// GfK’s long-running Consumer Confidence Index has increased two points to –9 for January
// Four measures used to determine the overall index increased, while one measure decreased
// However, the January index means it has remained in negative territory for the past four years
Consumers enjoyed a small “Boris-bounce” following the Conservatives’ landslide General Election victory last month, according to a long-running survey.
GfK’s Consumer Confidence Index rose two points to -9 in January, but it means the data has remained in negative territory for the past four years.
The two-point rise was also slower than the three-point rise between November and December, GfK added.
“The first month of 2020 has given us a mini Boris bounce, with a two-point increase,” GfK client strategy director Joe Staton said.
“While January marks four years of the index failing to penetrate positive territory, we now have two consecutive months of improvement.
“This is good news. The latest measures concerning our personal financial situation for the last and next 12 months are encouragingly healthy and positive, as is the improvement in our view of the wider economic picture for the UK.”

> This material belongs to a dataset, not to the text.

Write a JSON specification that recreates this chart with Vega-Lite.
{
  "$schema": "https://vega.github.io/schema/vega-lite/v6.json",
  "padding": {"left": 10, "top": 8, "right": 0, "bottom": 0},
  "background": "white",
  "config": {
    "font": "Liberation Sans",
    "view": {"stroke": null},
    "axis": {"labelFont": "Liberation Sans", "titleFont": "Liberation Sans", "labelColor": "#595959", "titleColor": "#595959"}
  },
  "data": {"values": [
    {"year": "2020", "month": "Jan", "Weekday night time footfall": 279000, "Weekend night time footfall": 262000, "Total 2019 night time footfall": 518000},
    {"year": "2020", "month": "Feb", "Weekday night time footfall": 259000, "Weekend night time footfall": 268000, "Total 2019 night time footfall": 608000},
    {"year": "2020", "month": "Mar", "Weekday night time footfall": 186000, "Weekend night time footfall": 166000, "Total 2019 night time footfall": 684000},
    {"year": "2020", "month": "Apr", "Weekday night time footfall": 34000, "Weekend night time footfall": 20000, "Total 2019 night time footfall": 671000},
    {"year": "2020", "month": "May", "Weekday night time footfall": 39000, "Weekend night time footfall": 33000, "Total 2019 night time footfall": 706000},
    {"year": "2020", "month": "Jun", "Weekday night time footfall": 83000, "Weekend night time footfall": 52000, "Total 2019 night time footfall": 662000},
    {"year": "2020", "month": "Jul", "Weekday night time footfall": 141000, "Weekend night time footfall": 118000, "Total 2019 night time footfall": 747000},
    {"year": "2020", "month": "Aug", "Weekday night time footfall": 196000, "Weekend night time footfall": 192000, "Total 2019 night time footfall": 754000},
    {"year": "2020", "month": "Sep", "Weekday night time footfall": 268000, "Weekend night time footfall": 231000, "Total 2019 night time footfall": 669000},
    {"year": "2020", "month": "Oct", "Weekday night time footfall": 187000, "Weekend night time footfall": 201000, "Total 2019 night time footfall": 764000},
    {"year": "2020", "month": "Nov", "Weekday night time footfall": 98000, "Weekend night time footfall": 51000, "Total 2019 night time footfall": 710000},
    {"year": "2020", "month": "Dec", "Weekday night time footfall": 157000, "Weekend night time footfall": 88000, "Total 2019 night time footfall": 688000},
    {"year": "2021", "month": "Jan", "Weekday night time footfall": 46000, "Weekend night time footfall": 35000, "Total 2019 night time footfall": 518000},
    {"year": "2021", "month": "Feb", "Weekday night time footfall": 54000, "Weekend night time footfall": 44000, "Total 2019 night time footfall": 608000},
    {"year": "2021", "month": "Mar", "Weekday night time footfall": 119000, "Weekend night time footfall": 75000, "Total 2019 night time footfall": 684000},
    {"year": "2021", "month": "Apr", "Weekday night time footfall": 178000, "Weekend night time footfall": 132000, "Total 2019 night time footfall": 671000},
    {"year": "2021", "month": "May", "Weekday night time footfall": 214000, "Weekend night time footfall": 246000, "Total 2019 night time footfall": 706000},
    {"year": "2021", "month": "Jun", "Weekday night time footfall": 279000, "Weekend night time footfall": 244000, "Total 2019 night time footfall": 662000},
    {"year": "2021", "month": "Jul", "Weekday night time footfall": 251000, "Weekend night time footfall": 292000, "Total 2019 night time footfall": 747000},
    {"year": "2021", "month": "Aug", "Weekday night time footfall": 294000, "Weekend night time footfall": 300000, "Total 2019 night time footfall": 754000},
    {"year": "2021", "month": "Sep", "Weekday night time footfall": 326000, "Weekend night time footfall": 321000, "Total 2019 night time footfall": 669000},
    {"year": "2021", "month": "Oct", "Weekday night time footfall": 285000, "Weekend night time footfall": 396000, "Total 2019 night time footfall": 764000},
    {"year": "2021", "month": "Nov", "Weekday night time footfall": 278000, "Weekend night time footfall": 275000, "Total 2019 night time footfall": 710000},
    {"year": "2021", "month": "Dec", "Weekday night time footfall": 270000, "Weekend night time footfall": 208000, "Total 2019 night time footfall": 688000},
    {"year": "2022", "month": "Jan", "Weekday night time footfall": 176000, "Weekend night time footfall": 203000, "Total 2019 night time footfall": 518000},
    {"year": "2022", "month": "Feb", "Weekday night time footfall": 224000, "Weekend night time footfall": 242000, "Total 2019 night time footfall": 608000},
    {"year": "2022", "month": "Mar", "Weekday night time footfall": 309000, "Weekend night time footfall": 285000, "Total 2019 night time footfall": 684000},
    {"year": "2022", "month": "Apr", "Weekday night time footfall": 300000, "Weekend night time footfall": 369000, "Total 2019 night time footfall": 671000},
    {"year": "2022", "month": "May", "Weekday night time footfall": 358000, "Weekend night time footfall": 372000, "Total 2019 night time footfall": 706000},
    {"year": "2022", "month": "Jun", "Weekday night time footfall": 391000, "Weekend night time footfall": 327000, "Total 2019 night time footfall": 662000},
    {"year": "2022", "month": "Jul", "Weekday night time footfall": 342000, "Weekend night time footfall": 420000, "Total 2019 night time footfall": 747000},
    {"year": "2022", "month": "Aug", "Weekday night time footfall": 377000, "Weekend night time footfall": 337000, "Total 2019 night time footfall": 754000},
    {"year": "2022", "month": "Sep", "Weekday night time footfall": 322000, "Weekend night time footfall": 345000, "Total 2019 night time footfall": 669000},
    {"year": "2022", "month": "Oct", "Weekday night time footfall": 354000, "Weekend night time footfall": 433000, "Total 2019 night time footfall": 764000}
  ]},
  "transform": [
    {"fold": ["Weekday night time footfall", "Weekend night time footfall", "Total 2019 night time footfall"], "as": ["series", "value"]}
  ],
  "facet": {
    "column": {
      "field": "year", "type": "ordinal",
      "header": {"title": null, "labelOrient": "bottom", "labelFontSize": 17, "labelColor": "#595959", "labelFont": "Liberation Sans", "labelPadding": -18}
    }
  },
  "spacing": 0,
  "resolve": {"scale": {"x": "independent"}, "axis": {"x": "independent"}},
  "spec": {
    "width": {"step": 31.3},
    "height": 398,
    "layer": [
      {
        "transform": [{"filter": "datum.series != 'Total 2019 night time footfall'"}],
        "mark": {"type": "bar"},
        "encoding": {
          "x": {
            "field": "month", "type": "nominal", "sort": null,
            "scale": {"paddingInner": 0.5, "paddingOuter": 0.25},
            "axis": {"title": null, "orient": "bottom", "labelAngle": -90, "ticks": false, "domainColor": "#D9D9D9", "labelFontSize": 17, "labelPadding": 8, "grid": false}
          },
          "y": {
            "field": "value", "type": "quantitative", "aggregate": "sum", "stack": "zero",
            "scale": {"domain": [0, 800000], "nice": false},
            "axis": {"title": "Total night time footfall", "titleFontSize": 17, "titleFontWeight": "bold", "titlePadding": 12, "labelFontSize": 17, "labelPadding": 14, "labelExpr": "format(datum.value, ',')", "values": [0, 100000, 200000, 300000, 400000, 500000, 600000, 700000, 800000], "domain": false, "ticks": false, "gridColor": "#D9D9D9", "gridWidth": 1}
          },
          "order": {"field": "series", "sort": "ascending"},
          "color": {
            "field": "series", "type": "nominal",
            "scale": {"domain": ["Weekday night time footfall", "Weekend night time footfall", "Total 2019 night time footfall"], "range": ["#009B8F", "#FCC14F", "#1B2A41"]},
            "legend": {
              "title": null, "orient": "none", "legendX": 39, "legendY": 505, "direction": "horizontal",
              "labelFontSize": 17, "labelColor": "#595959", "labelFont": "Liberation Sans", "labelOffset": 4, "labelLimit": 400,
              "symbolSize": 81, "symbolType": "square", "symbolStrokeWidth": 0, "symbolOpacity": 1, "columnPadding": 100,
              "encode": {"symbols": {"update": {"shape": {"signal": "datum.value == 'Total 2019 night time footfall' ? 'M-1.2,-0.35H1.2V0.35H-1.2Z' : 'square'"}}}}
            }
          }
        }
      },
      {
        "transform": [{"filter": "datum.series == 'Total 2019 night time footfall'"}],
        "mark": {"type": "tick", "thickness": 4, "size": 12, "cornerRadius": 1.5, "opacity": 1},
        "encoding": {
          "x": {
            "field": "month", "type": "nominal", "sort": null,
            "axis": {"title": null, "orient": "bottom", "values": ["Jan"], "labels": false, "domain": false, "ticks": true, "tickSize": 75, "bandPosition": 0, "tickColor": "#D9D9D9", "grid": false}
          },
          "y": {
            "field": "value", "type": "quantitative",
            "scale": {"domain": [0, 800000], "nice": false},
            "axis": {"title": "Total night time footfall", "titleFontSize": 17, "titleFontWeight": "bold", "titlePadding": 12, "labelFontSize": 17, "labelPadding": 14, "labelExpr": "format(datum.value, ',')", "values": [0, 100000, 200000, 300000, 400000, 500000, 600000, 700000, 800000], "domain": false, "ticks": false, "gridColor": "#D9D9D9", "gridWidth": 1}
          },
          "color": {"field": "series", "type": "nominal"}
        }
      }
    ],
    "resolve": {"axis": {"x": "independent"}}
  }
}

Four of the measures GfK used to determine the overall index increased, while one measure decreased.
The measure for the personal financial situation over the last 12 months was at 1 – compared with -3 in December.
Looking ahead for the next year, the index recorded a positive 6 points, up three points on last month.
Staton also pointed out this was due to the rise in jobs and tentatively improving housing market, alongside low inflation and interest rates.
However, shoppers are still holding off making big ticket purchases, such as washing machines, fridges and sofas, waiting for further certainty.
He added the overall index is expected to return to positive territory later this year, with expectations for the general economic situation over the next 12 months moving from -27 to minus -24.
In January 2019 it was as high as -39.